Ceci à cause des changements de règles sur la sélection des binationaux édictées par la FIFA, qui ont permis à des joueurs de changer de nationalité sportive, pour ceux n’ayant aucune sélection en équipe A. Ensuite, le contexte politique et social de ces années – avec les émeutes, la montée de l’extrême droite, le climat de suspicion visant la jeunesse des banlieues – a déteint sur le football.
Autour des jeunes joueurs assimilés à la « jeunesse des banlieues » ou/et binationaux se posent désormais des questions comme « Vont-ils chanter l’hymne national ? » ou « Ont-ils fait un choix commercial plutôt que patriotique en optant pour le maillot bleu ? » Comme si le patriotisme était encore au cœur d’une carrière footballistique… Autant d’éléments qui ont conduit ces joueurs vers d’autres sélections nationales.
Les sportifs de haut niveau possédant la double nationalité sont les seuls individus qui doivent à un moment choisir une nationalité, même si elle n’est que sportive. Ils doivent trancher, alors que dans leur vie, ils sont construits sur ces liens multiples.
Il y a donc une contradiction entre cette exigence d’une identité sportive unique et celle, multiple et complexe, de l’individu d’aujourd’hui ?
Beaucoup de joueurs sont aujourd’hui, par leur trajectoire familiale ou professionnelle, des exemples d’identités multiples. De fait, on a des footballeurs qui ont des appartenances multiples, qui vivent dans un marché du travail mondialisé, et à qui les politiques adressent des demandes d’exemplarité, parfois saugrenues, et qui exigent d’eux qu’ils défendent une identité unique… Ce sont des demandes qui ne correspondent absolument pas à ce que ces jeunes joueurs sont, et encore moins au monde professionnel dans lequel ils sont plongés.
Karim Benzema le 28 mai avec le trophée de la Ligue des champions, remporté avec le Real Madrid. | Stefano Rellandini / REUTERS
Ces demandes sont avant tout politiques, dans le sens où ceux qui les formulent construisent leur carrière dans une arène nationale. Ces politiques vivent dans un monde où les binationaux sont rares, où les carrières se font en France.

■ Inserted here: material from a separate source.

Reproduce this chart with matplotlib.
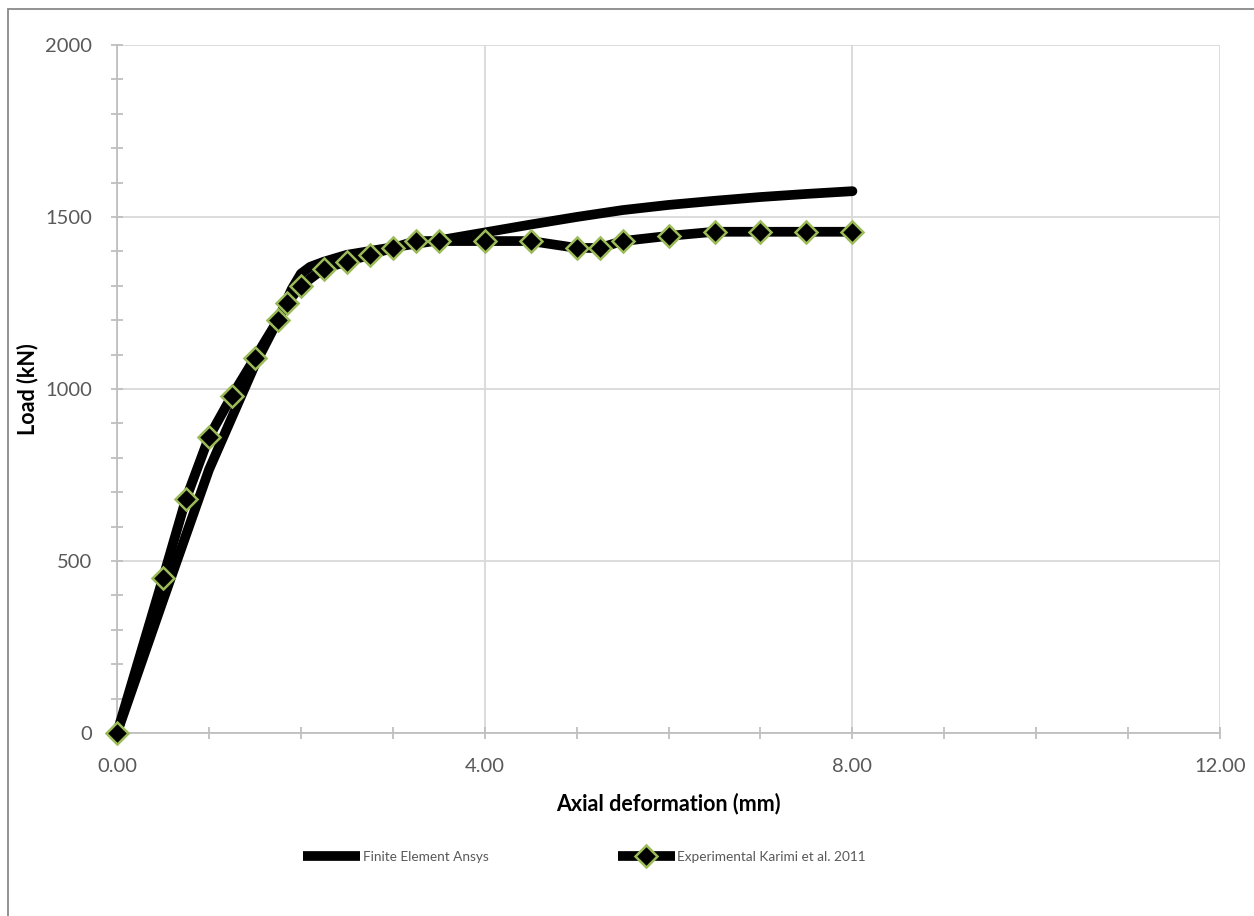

Ils demandent donc à cette équipe de France d’incarner ce monde strictement hexagonal, aux appartenances uniques.
Ce n’est pas nouveau, mais le domaine sportif permet aux politiques de manier un patriotisme qui peut être partagé par une large partie du spectre politique, et qui, à certains moments, permet aussi de rencontrer le nationalisme intégral d’un parti d’extrême droite qui aujourd’hui donne le « la » dans le champ politique.